**Directions**
Scan the entries below. List each line with "this".

**Materials provided**
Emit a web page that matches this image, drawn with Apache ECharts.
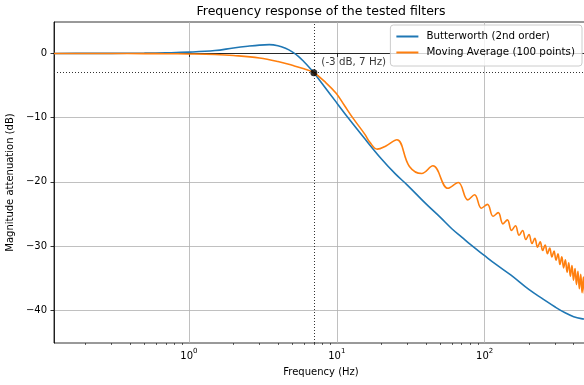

* * *

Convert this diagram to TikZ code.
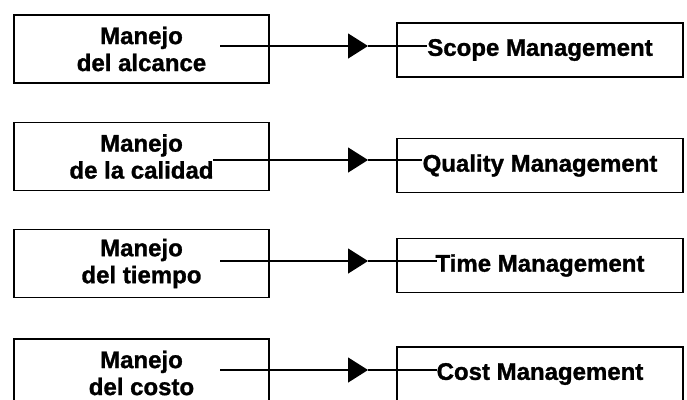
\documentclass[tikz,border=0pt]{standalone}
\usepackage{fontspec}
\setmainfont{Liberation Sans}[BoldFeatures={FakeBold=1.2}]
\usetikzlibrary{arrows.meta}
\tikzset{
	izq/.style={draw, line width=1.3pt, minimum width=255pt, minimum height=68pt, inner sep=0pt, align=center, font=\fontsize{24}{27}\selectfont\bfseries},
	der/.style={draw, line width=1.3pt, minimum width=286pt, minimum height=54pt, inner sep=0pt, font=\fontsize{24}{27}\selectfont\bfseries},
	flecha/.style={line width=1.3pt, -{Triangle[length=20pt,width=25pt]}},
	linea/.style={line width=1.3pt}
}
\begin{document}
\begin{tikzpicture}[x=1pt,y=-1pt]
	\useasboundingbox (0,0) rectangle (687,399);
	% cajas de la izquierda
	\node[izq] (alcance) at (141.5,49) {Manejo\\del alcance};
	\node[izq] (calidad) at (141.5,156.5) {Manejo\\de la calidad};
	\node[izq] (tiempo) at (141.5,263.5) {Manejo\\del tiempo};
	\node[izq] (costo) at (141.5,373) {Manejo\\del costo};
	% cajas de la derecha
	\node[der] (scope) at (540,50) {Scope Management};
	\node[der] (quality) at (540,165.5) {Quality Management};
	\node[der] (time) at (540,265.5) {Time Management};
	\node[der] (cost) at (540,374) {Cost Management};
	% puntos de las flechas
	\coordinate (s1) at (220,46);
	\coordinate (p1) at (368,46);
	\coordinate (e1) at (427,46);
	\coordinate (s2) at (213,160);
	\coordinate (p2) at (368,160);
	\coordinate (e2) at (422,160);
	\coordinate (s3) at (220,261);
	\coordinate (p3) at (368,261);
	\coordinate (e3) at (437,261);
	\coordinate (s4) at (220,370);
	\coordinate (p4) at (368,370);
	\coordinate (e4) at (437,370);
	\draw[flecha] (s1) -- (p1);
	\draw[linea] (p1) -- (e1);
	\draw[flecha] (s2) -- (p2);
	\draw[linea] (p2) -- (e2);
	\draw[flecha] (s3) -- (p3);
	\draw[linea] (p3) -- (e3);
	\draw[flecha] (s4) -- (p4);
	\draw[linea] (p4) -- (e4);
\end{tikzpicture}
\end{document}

**Exercise result**
Emit a web page that matches this image, drawn with Apache ECharts.
Convert this diagram to TikZ code.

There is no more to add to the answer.